◆ Recorded information:
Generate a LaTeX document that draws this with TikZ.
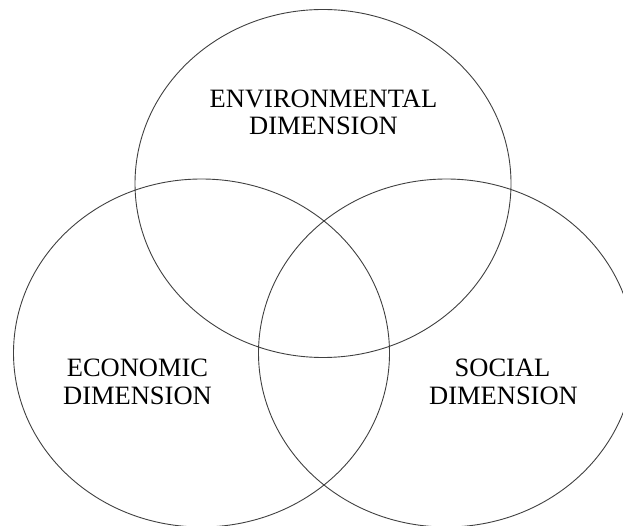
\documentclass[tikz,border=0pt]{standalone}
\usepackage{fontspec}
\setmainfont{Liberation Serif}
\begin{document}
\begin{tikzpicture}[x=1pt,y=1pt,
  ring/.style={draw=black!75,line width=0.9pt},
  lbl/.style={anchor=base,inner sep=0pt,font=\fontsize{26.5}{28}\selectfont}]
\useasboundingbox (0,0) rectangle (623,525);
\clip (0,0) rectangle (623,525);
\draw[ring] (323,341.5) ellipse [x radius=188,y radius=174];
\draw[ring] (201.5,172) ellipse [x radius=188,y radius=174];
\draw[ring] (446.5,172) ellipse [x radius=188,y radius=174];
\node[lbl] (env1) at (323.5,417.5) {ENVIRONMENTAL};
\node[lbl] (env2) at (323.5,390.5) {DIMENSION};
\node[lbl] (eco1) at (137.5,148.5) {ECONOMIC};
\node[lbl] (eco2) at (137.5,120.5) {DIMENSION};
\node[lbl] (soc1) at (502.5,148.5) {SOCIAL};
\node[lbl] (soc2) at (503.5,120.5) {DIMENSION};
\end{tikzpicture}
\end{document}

◆ To be done: The data should be printed again unchanged; leave its pictures out.

◆ The result:
Generate a LaTeX document that draws this with TikZ.
\documentclass[tikz,border=0pt]{standalone}
\usepackage{fontspec}
\setmainfont{Liberation Serif}
\begin{document}
\begin{tikzpicture}[x=1pt,y=1pt,
  ring/.style={draw=black!75,line width=0.9pt},
  lbl/.style={anchor=base,inner sep=0pt,font=\fontsize{26.5}{28}\selectfont}]
\useasboundingbox (0,0) rectangle (623,525);
\clip (0,0) rectangle (623,525);
\draw[ring] (323,341.5) ellipse [x radius=188,y radius=174];
\draw[ring] (201.5,172) ellipse [x radius=188,y radius=174];
\draw[ring] (446.5,172) ellipse [x radius=188,y radius=174];
\node[lbl] (env1) at (323.5,417.5) {ENVIRONMENTAL};
\node[lbl] (env2) at (323.5,390.5) {DIMENSION};
\node[lbl] (eco1) at (137.5,148.5) {ECONOMIC};
\node[lbl] (eco2) at (137.5,120.5) {DIMENSION};
\node[lbl] (soc1) at (502.5,148.5) {SOCIAL};
\node[lbl] (soc2) at (503.5,120.5) {DIMENSION};
\end{tikzpicture}
\end{document}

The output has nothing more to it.